#### [INSTRUCTIONS TO FOLLOW]
Can you print the data exactly and leave out each image?

#### [DATA EXTRACT]
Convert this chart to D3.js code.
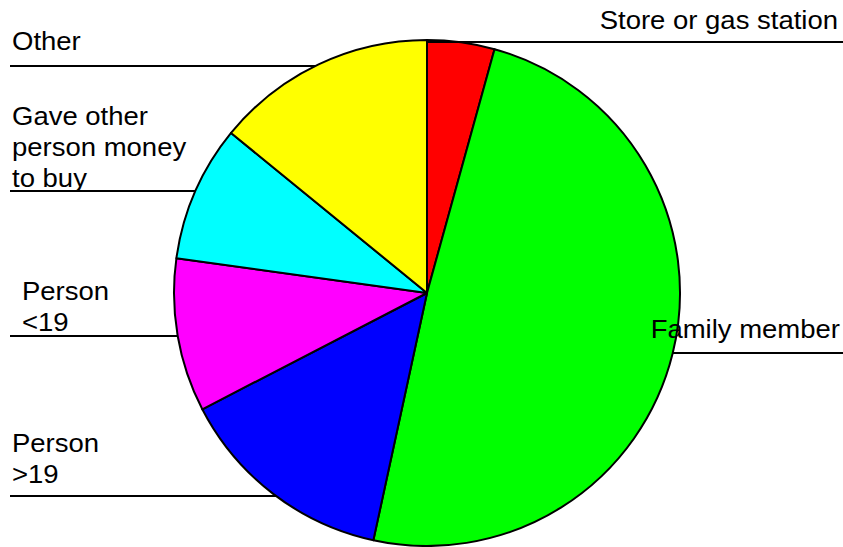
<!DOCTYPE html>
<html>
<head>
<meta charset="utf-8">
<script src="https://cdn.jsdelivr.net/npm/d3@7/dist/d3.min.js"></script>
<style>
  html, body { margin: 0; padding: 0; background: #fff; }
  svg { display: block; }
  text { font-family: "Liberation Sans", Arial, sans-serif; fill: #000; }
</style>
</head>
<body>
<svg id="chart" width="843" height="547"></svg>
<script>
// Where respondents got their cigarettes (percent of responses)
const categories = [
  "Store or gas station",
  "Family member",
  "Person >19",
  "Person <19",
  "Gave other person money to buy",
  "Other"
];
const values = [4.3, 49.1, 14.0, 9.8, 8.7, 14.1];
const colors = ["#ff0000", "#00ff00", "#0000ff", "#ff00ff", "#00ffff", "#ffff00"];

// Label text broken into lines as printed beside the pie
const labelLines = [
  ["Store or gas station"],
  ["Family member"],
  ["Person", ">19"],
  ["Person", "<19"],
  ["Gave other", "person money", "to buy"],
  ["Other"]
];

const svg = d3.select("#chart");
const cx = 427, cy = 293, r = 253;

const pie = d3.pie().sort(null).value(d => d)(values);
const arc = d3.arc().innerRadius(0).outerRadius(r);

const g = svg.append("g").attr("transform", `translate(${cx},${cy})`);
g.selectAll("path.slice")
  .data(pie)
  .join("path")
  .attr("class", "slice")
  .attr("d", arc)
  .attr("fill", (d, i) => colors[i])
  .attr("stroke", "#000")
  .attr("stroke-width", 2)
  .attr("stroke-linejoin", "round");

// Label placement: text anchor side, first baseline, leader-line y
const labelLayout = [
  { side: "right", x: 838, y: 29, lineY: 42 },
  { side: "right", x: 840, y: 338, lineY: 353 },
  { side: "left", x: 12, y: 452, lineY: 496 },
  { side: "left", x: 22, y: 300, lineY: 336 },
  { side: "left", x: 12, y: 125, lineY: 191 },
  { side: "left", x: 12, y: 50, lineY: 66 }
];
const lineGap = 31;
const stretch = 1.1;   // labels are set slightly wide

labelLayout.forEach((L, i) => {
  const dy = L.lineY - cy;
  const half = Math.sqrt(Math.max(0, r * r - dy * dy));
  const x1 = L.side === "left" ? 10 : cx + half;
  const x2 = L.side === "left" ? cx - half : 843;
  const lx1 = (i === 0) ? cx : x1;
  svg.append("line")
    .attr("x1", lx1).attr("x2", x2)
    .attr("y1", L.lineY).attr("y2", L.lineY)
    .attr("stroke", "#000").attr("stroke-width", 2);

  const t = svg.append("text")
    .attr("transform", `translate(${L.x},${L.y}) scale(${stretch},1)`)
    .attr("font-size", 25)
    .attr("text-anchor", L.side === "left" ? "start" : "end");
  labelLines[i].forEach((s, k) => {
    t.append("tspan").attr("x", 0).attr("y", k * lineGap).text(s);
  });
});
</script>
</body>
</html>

#### [SOLUTION FOR THIS EXERCISE]
Convert this chart to D3.js code.
<!DOCTYPE html>
<html>
<head>
<meta charset="utf-8">
<script src="https://cdn.jsdelivr.net/npm/d3@7/dist/d3.min.js"></script>
<style>
  html, body { margin: 0; padding: 0; background: #fff; }
  svg { display: block; }
  text { font-family: "Liberation Sans", Arial, sans-serif; fill: #000; }
</style>
</head>
<body>
<svg id="chart" width="843" height="547"></svg>
<script>
// Where respondents got their cigarettes (percent of responses)
const categories = [
  "Store or gas station",
  "Family member",
  "Person >19",
  "Person <19",
  "Gave other person money to buy",
  "Other"
];
const values = [4.3, 49.1, 14.0, 9.8, 8.7, 14.1];
const colors = ["#ff0000", "#00ff00", "#0000ff", "#ff00ff", "#00ffff", "#ffff00"];

// Label text broken into lines as printed beside the pie
const labelLines = [
  ["Store or gas station"],
  ["Family member"],
  ["Person", ">19"],
  ["Person", "<19"],
  ["Gave other", "person money", "to buy"],
  ["Other"]
];

const svg = d3.select("#chart");
const cx = 427, cy = 293, r = 253;

const pie = d3.pie().sort(null).value(d => d)(values);
const arc = d3.arc().innerRadius(0).outerRadius(r);

const g = svg.append("g").attr("transform", `translate(${cx},${cy})`);
g.selectAll("path.slice")
  .data(pie)
  .join("path")
  .attr("class", "slice")
  .attr("d", arc)
  .attr("fill", (d, i) => colors[i])
  .attr("stroke", "#000")
  .attr("stroke-width", 2)
  .attr("stroke-linejoin", "round");

// Label placement: text anchor side, first baseline, leader-line y
const labelLayout = [
  { side: "right", x: 838, y: 29, lineY: 42 },
  { side: "right", x: 840, y: 338, lineY: 353 },
  { side: "left", x: 12, y: 452, lineY: 496 },
  { side: "left", x: 22, y: 300, lineY: 336 },
  { side: "left", x: 12, y: 125, lineY: 191 },
  { side: "left", x: 12, y: 50, lineY: 66 }
];
const lineGap = 31;
const stretch = 1.1;   // labels are set slightly wide

labelLayout.forEach((L, i) => {
  const dy = L.lineY - cy;
  const half = Math.sqrt(Math.max(0, r * r - dy * dy));
  const x1 = L.side === "left" ? 10 : cx + half;
  const x2 = L.side === "left" ? cx - half : 843;
  const lx1 = (i === 0) ? cx : x1;
  svg.append("line")
    .attr("x1", lx1).attr("x2", x2)
    .attr("y1", L.lineY).attr("y2", L.lineY)
    .attr("stroke", "#000").attr("stroke-width", 2);

  const t = svg.append("text")
    .attr("transform", `translate(${L.x},${L.y}) scale(${stretch},1)`)
    .attr("font-size", 25)
    .attr("text-anchor", L.side === "left" ? "start" : "end");
  labelLines[i].forEach((s, k) => {
    t.append("tspan").attr("x", 0).attr("y", k * lineGap).text(s);
  });
});
</script>
</body>
</html>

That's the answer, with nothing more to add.